London's residential auction rooms logged a clearance rate of 67 percent across major lots sold this week, according to data compiled by Allsop and EIG Property Auctions — a figure that sounds healthy until you examine what didn't sell. Thirty-three lots passed in across rooms in the City, South London and East London, a disproportionate number of them in the £600,000-to-£900,000 bracket that has quietly become the market's dead zone.
That middle band matters. It sits too high for the wave of buy-to-let investors circling sub-£500,000 stock since the government's stamp duty reform eased the surcharge for portfolio landlords in March 2026, and too low to attract the cash-rich buyers who cleared Mayfair and Kensington stock without blinking earlier this year. The result: a cohort of vendors who set reserves in January and haven't revisited them since, meeting buyers who have repriced everything by at least 5 percent since April.
Where the Hammer Stopped Short
The most striking cluster of passed-in lots came from a Barnard Marcus session held at the Novotel on Hammersmith Broadway on Wednesday. Seven of the 22 lots presented failed to sell, including a two-bedroom ex-local-authority flat on Askew Road, W12, guided at £485,000, and a Victorian mid-terrace in Catford, SE6, carrying a £695,000 reserve the room simply refused to meet. The Catford property — three bedrooms, a rear extension already signed off under a 2024 Lewisham planning consent — drew six registered bidders but only two active ones, and the second dropped out at £658,000.
Across town at the SDL Property Auctions livestream the same day, a ground-floor flat on Caledonian Road, N7, guided at £390,000 with a sitting tenant on a regulated tenancy, attracted no bids at all. Regulated tenancies are a recurring problem in the room: buyers know the legal and financial complexity of recovering vacant possession, and with county court backlogs still running at 14 months in Inner London, most won't touch them regardless of guide price.

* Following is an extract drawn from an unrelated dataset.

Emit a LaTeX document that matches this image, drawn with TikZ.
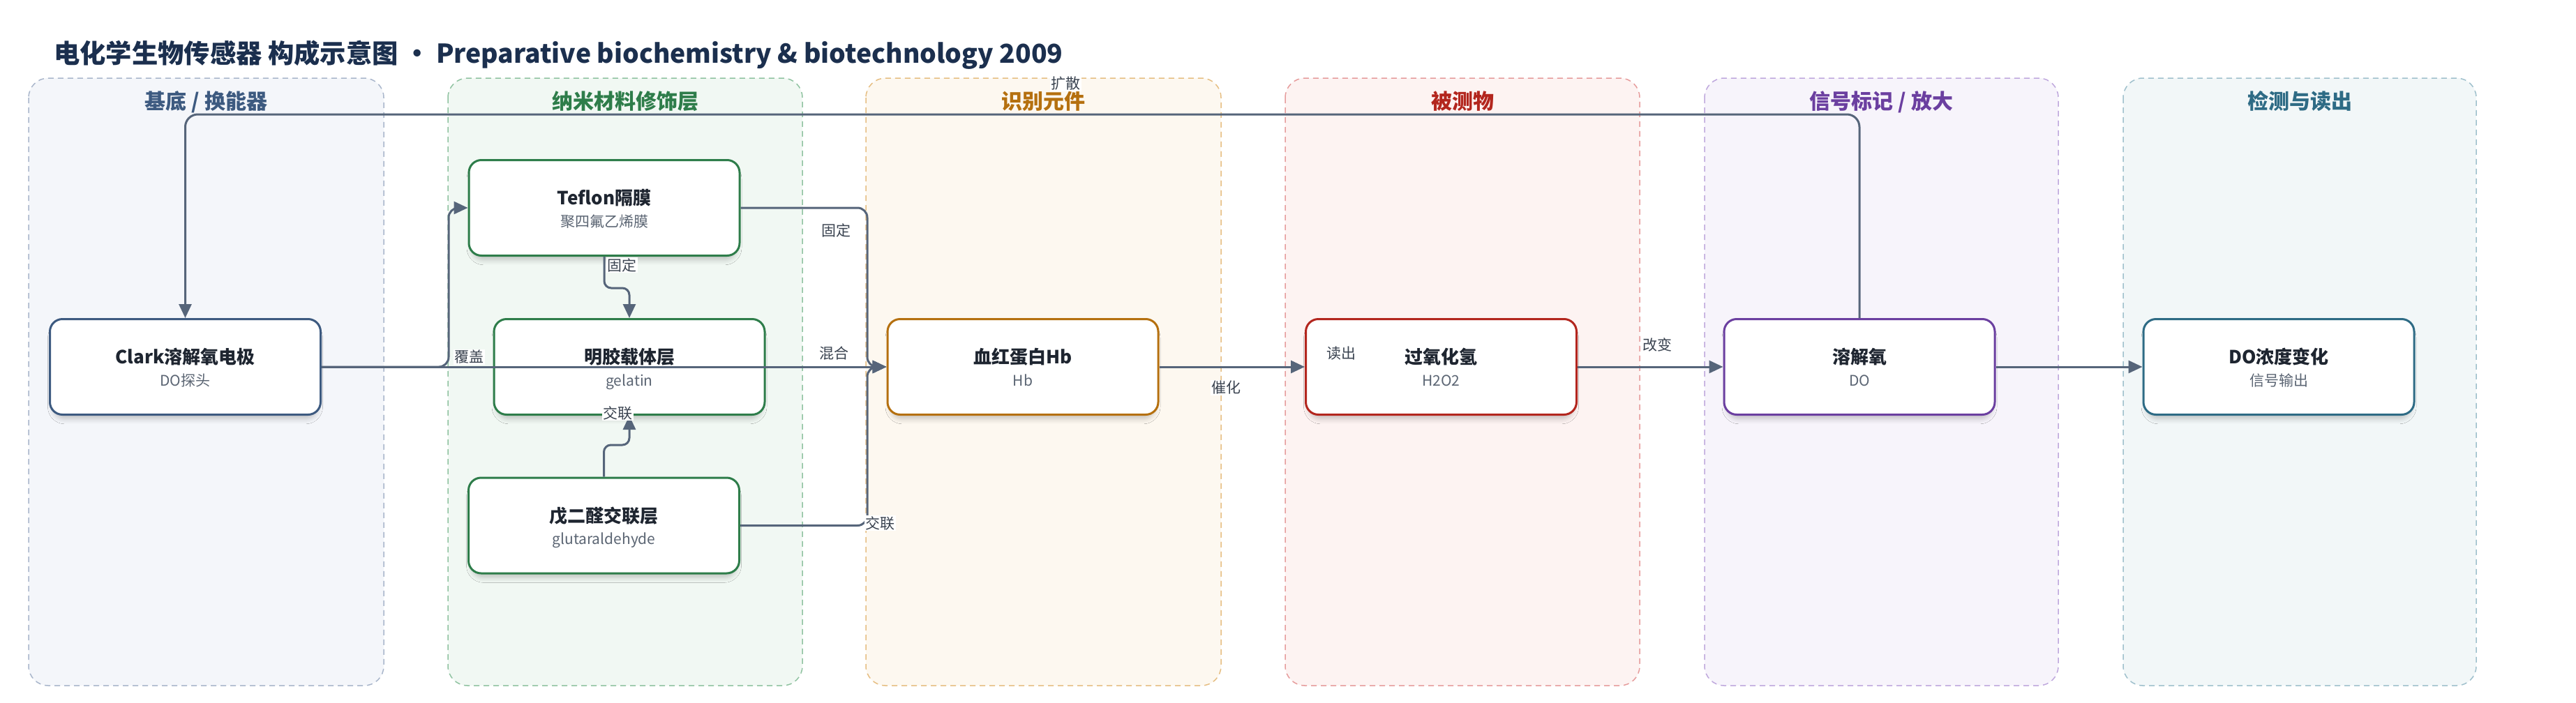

Strettons, which runs a well-regarded East London room covering Hackney, Walthamstow and Romford, reported its own 71 percent clearance rate for the June 25 catalogue — but noted internally that three lots in the £700,000-to-£800,000 Hackney bracket passed in after failing to reach reserves set between six and nine months ago. Those vendors had priced against the Elizabeth Line corridor momentum that drove Hackney values up sharply through late 2024 and early 2025. That momentum has levelled off.

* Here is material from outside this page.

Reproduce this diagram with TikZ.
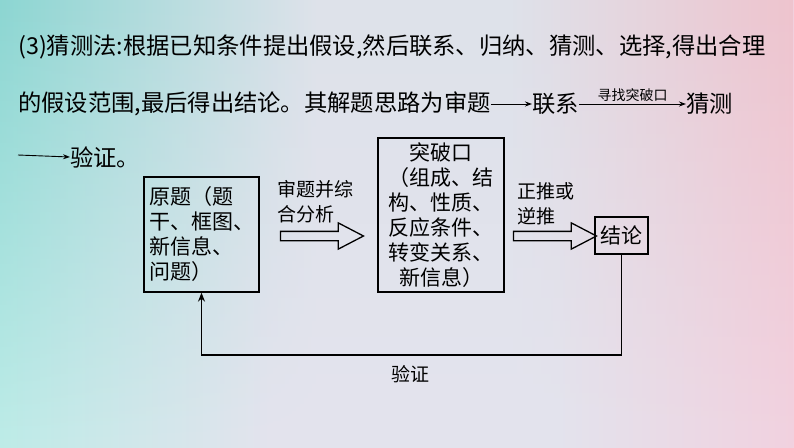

Sellers Are Still Fighting the Last War
The passing-in problem is, in most cases, a reserve problem. Auctioneers say the gap between what sellers expect and what the room will pay has widened noticeably since February. Estate agents who set ambitious reserve levels to win instructions six months back are now having uncomfortable conversations with clients after the hammer fails to fall.
One category moving against the trend: probate properties in Zones 4 and 5. Three lots in the Romford and Hornchurch area sold above guide at the Strettons June session, one — a semi-detached on Wingletye Lane, Hornchurch — selling for £387,000 against a £340,000 guide. Probate stock comes to market without the sentimental anchor of a living owner's price expectation, and buyers know it.

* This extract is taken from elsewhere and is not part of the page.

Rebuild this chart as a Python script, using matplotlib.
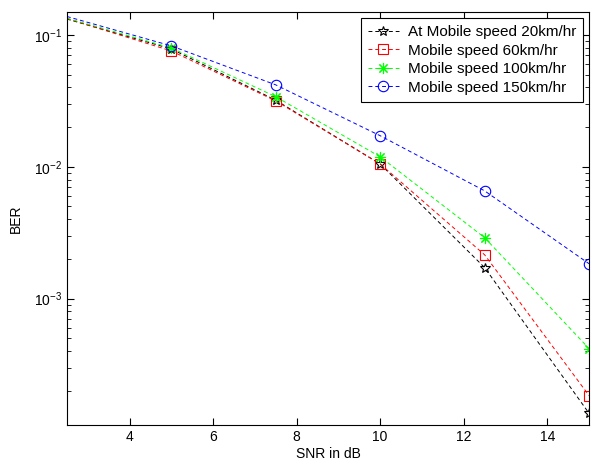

For sellers considering the auction route in the remainder of the summer, the practical calculus has shifted. Setting a reserve at current market value rather than aspirational value — typically 10 to 12 percent below asking price in a private treaty context — is now essential to achieving a sale in the room. Properties that pass in once carry a stigma that follows them back to private treaty, where the days-on-market counter starts again. The next major London catalogues close for entries in late July, with Allsop's flagship residential session scheduled for September 4 at the Cumberland Hotel, Marble Arch. Vendors with difficult stock have roughly three weeks to decide whether to reprice or hold.